Rows from a dataset of charts and code
━━━━━━
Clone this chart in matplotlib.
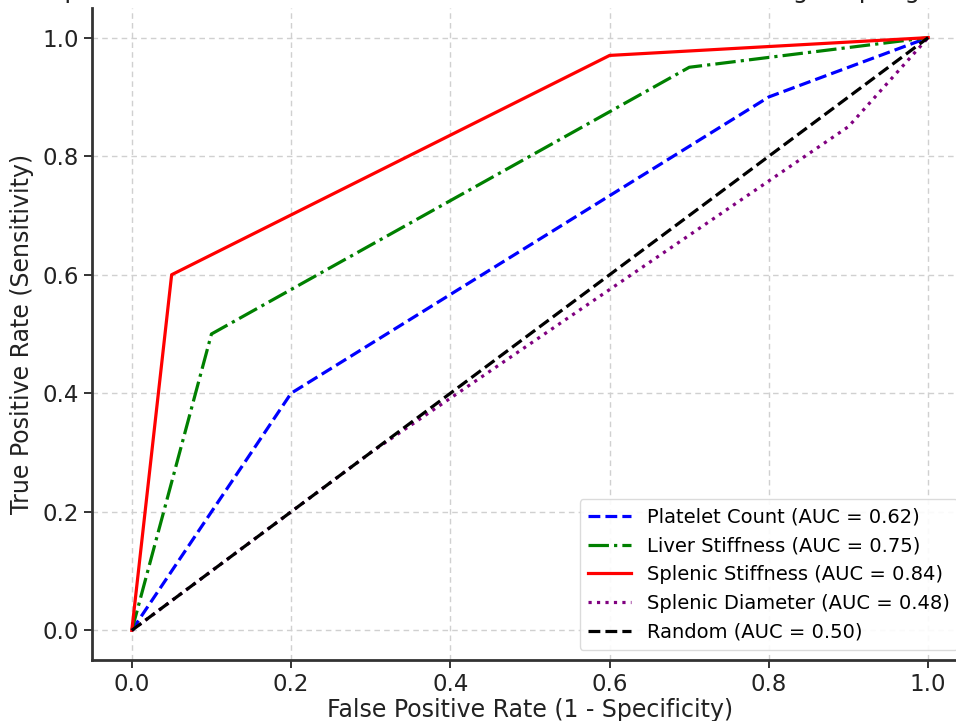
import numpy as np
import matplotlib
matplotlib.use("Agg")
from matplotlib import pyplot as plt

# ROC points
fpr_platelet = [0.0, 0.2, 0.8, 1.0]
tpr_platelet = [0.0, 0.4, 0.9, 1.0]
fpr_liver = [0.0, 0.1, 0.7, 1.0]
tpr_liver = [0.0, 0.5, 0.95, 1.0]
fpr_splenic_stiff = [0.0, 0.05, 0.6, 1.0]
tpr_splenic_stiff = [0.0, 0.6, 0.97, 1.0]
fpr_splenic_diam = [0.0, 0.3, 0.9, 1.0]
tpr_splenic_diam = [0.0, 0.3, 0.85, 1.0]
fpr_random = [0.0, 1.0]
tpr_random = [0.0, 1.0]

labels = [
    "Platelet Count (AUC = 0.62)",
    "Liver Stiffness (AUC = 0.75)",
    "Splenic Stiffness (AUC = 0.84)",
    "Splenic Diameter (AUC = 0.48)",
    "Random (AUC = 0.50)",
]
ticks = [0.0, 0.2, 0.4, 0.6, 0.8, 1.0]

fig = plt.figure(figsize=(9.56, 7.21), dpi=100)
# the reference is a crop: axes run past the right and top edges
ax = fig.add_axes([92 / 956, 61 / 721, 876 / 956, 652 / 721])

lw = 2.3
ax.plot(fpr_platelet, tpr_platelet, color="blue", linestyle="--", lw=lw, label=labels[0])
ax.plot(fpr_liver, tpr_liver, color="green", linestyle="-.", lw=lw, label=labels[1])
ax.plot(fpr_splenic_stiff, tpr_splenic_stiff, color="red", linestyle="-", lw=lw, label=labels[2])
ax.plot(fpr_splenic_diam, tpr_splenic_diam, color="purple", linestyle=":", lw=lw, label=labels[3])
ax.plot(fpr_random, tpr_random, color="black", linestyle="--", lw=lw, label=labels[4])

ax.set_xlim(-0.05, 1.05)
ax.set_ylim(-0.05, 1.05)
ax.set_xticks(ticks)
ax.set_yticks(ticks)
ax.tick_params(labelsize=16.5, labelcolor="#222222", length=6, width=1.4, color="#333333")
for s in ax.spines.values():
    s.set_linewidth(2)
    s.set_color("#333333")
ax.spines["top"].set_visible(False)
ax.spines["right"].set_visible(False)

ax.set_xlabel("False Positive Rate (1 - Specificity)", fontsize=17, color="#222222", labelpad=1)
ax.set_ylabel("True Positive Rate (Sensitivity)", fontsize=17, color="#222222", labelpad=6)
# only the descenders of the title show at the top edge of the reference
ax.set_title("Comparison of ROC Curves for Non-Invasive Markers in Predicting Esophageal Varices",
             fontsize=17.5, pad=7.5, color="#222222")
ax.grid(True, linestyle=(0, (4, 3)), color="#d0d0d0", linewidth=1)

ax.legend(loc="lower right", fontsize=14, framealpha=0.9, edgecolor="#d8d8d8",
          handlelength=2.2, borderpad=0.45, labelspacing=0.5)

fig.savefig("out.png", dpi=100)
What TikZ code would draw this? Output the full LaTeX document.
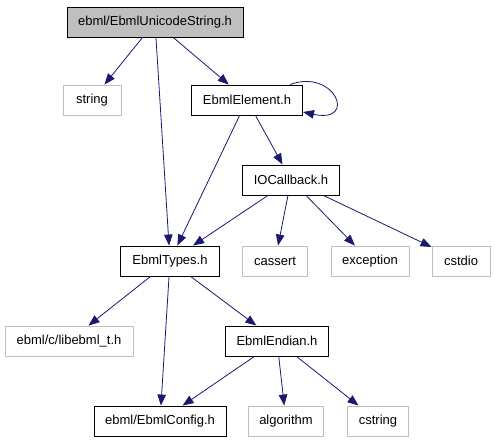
━━━━━━
(Directive):
Set down the lines of the records above exactly, apart from the pictures.

(Task result):
Clone this chart in matplotlib.
import numpy as np
import matplotlib
matplotlib.use("Agg")
from matplotlib import pyplot as plt

# ROC points
fpr_platelet = [0.0, 0.2, 0.8, 1.0]
tpr_platelet = [0.0, 0.4, 0.9, 1.0]
fpr_liver = [0.0, 0.1, 0.7, 1.0]
tpr_liver = [0.0, 0.5, 0.95, 1.0]
fpr_splenic_stiff = [0.0, 0.05, 0.6, 1.0]
tpr_splenic_stiff = [0.0, 0.6, 0.97, 1.0]
fpr_splenic_diam = [0.0, 0.3, 0.9, 1.0]
tpr_splenic_diam = [0.0, 0.3, 0.85, 1.0]
fpr_random = [0.0, 1.0]
tpr_random = [0.0, 1.0]

labels = [
    "Platelet Count (AUC = 0.62)",
    "Liver Stiffness (AUC = 0.75)",
    "Splenic Stiffness (AUC = 0.84)",
    "Splenic Diameter (AUC = 0.48)",
    "Random (AUC = 0.50)",
]
ticks = [0.0, 0.2, 0.4, 0.6, 0.8, 1.0]

fig = plt.figure(figsize=(9.56, 7.21), dpi=100)
# the reference is a crop: axes run past the right and top edges
ax = fig.add_axes([92 / 956, 61 / 721, 876 / 956, 652 / 721])

lw = 2.3
ax.plot(fpr_platelet, tpr_platelet, color="blue", linestyle="--", lw=lw, label=labels[0])
ax.plot(fpr_liver, tpr_liver, color="green", linestyle="-.", lw=lw, label=labels[1])
ax.plot(fpr_splenic_stiff, tpr_splenic_stiff, color="red", linestyle="-", lw=lw, label=labels[2])
ax.plot(fpr_splenic_diam, tpr_splenic_diam, color="purple", linestyle=":", lw=lw, label=labels[3])
ax.plot(fpr_random, tpr_random, color="black", linestyle="--", lw=lw, label=labels[4])

ax.set_xlim(-0.05, 1.05)
ax.set_ylim(-0.05, 1.05)
ax.set_xticks(ticks)
ax.set_yticks(ticks)
ax.tick_params(labelsize=16.5, labelcolor="#222222", length=6, width=1.4, color="#333333")
for s in ax.spines.values():
    s.set_linewidth(2)
    s.set_color("#333333")
ax.spines["top"].set_visible(False)
ax.spines["right"].set_visible(False)

ax.set_xlabel("False Positive Rate (1 - Specificity)", fontsize=17, color="#222222", labelpad=1)
ax.set_ylabel("True Positive Rate (Sensitivity)", fontsize=17, color="#222222", labelpad=6)
# only the descenders of the title show at the top edge of the reference
ax.set_title("Comparison of ROC Curves for Non-Invasive Markers in Predicting Esophageal Varices",
             fontsize=17.5, pad=7.5, color="#222222")
ax.grid(True, linestyle=(0, (4, 3)), color="#d0d0d0", linewidth=1)

ax.legend(loc="lower right", fontsize=14, framealpha=0.9, edgecolor="#d8d8d8",
          handlelength=2.2, borderpad=0.45, labelspacing=0.5)

fig.savefig("out.png", dpi=100)
What TikZ code would draw this? Output the full LaTeX document.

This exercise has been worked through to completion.